(WHAT YOU ARE ASKED TO DO):
Set down, exactly as written, the lines from the top of the data to the line that holds "import plotly.graph_objects as go", and omit the pictures.

(MATERIAL TO PROCESS):
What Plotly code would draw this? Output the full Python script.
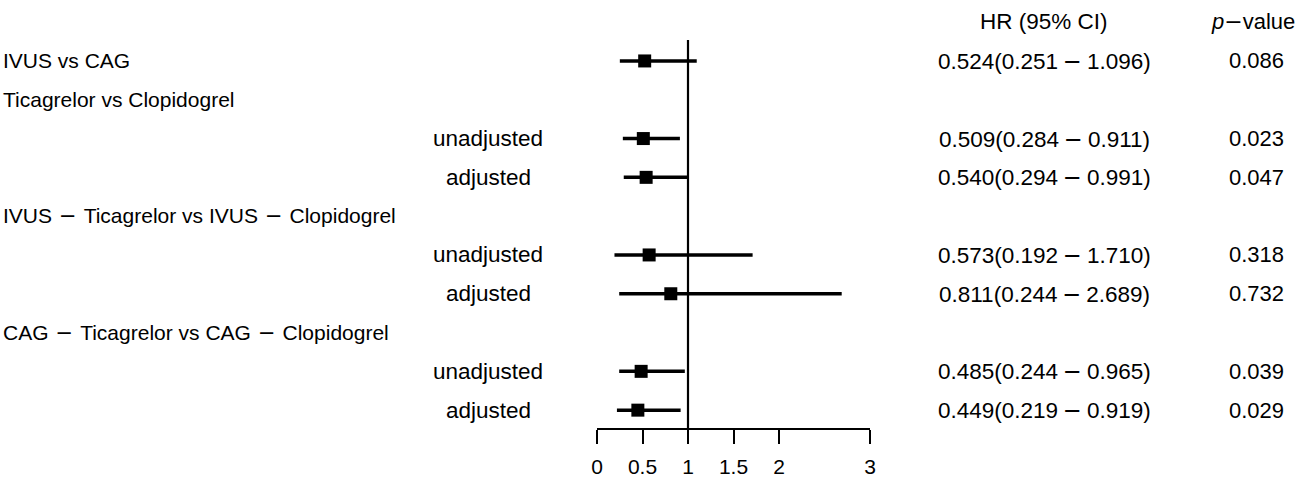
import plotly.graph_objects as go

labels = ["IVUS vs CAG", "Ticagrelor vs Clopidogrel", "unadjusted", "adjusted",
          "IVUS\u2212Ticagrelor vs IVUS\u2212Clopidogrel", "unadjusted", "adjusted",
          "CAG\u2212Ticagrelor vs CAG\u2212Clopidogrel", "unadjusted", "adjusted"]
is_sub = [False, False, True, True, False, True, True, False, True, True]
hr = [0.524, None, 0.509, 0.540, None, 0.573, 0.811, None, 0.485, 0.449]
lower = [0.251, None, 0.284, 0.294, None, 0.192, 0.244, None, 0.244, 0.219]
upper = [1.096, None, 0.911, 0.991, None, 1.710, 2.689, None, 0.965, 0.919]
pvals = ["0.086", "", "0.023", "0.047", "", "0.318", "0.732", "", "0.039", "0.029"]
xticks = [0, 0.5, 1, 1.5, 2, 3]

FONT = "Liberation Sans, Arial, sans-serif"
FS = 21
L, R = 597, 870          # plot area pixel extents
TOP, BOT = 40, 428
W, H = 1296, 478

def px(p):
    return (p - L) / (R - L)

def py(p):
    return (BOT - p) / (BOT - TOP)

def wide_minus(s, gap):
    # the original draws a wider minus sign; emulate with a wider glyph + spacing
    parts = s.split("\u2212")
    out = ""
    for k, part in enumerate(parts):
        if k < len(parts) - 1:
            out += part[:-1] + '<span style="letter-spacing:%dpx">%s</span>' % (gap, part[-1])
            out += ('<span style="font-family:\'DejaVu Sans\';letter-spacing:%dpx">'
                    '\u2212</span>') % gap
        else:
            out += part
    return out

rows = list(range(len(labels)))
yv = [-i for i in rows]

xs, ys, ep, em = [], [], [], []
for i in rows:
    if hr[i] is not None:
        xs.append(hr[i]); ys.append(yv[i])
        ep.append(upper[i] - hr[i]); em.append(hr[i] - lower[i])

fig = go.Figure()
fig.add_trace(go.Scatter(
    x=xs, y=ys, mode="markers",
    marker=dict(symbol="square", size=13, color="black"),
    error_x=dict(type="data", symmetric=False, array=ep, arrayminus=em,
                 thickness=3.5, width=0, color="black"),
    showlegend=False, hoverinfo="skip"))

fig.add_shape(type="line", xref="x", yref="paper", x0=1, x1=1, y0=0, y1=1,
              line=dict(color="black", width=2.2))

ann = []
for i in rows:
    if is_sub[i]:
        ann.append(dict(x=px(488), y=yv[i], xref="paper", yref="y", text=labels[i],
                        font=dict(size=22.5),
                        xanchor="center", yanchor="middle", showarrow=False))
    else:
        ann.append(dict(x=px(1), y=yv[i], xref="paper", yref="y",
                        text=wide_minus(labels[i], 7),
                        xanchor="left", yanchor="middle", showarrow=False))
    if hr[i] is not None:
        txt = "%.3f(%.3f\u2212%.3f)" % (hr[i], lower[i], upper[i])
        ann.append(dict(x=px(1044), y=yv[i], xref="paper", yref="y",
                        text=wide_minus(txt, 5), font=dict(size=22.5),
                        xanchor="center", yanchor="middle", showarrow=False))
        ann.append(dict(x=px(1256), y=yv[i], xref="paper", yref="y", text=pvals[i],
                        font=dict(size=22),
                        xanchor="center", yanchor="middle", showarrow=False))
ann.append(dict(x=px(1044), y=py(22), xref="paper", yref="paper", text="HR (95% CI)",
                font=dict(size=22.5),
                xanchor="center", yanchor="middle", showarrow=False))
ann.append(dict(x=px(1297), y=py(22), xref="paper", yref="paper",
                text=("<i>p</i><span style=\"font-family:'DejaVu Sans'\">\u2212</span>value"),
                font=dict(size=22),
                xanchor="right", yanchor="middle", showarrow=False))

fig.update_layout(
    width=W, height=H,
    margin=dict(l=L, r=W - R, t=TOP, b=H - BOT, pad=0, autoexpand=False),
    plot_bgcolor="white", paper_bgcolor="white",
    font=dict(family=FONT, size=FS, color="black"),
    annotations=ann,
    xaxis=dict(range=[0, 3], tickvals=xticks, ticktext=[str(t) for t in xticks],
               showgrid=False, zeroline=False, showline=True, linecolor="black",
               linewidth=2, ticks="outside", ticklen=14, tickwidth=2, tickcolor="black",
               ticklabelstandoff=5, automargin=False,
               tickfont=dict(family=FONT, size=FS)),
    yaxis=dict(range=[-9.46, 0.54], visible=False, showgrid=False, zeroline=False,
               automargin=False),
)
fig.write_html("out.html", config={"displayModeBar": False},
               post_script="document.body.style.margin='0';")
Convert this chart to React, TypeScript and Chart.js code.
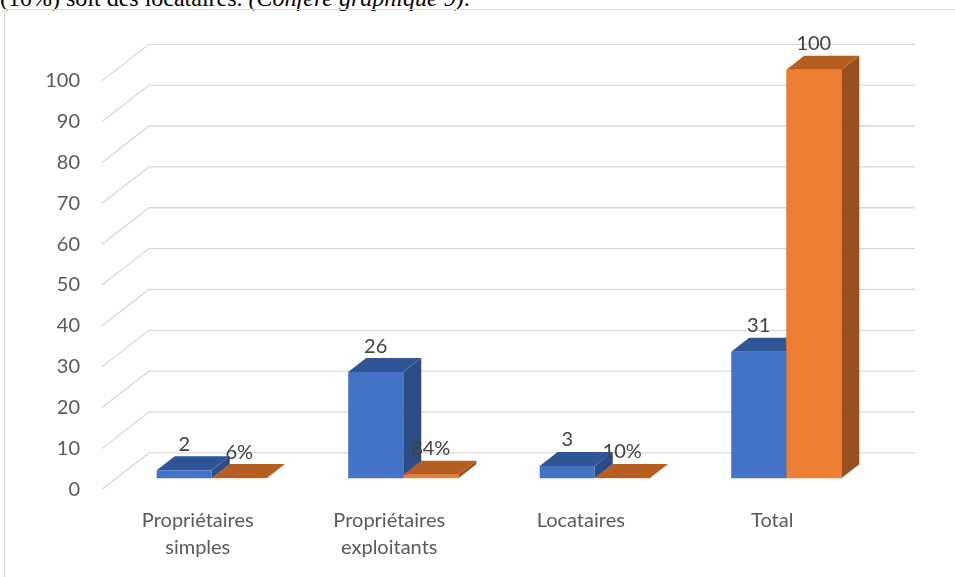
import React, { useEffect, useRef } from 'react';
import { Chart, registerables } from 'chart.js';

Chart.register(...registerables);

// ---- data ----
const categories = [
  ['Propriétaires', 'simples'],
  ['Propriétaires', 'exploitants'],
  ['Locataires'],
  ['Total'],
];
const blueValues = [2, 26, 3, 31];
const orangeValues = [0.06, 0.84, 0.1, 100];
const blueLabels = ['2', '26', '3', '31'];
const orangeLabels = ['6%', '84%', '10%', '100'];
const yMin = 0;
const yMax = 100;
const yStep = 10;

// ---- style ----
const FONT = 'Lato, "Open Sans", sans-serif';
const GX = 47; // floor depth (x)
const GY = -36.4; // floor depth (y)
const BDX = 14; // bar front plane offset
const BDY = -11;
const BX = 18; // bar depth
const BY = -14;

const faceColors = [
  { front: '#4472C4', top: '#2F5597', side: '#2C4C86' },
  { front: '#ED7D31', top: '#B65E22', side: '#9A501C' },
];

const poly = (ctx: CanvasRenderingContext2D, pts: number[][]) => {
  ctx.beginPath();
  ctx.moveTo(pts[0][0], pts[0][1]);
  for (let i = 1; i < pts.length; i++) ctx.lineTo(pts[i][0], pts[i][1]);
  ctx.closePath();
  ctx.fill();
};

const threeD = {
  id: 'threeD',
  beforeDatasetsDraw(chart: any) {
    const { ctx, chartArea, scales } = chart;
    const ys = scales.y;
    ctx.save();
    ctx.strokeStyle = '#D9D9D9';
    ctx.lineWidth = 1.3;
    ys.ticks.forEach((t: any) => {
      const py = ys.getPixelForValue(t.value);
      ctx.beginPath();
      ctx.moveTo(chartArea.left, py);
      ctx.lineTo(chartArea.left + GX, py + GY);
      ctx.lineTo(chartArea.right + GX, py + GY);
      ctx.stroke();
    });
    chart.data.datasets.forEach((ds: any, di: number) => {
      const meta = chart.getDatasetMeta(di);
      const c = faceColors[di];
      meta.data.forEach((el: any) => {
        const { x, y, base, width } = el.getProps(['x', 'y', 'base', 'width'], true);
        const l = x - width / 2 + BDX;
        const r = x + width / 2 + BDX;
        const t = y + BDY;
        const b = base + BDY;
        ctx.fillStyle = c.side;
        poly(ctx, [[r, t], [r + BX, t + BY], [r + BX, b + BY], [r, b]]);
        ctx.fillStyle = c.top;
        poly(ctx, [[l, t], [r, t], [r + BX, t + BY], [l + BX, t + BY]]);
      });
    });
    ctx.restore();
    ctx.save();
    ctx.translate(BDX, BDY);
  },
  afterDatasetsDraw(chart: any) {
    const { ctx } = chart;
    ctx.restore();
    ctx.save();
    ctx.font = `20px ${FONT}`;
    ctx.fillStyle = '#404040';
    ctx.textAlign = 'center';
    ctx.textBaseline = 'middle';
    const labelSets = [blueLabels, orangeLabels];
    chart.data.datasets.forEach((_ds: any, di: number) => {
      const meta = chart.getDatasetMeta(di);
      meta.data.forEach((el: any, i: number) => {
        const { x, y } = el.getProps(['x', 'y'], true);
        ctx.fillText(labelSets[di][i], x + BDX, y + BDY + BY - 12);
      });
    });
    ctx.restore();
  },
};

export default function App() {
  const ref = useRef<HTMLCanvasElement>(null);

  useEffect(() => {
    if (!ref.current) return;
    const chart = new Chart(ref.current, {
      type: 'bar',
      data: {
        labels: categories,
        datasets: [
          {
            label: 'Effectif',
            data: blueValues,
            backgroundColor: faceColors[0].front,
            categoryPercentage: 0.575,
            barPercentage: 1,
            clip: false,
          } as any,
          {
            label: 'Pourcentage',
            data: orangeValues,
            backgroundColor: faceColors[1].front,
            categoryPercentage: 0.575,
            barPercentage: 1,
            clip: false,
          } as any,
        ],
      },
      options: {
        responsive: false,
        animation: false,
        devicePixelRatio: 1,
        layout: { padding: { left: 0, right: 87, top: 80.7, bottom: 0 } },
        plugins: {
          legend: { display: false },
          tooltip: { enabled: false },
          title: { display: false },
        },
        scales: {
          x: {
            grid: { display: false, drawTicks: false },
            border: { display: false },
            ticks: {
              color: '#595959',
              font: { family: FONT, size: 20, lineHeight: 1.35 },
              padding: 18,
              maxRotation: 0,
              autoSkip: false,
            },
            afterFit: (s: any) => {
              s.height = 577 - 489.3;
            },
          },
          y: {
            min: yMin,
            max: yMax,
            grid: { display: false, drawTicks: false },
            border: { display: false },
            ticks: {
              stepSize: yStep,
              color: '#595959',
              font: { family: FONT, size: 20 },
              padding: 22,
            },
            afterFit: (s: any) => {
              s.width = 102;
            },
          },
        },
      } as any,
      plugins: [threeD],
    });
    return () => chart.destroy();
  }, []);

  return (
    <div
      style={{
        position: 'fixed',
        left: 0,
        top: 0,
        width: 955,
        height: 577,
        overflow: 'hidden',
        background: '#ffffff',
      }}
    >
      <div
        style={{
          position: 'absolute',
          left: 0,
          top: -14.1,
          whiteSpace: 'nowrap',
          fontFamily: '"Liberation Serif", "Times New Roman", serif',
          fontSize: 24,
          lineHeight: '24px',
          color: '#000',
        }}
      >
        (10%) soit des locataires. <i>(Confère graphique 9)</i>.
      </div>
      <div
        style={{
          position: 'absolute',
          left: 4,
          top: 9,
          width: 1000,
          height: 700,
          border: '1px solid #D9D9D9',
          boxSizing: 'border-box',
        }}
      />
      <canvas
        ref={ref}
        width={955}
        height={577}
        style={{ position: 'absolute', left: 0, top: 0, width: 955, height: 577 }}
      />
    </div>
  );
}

(TASK SOLUTION):
What Plotly code would draw this? Output the full Python script.
import plotly.graph_objects as go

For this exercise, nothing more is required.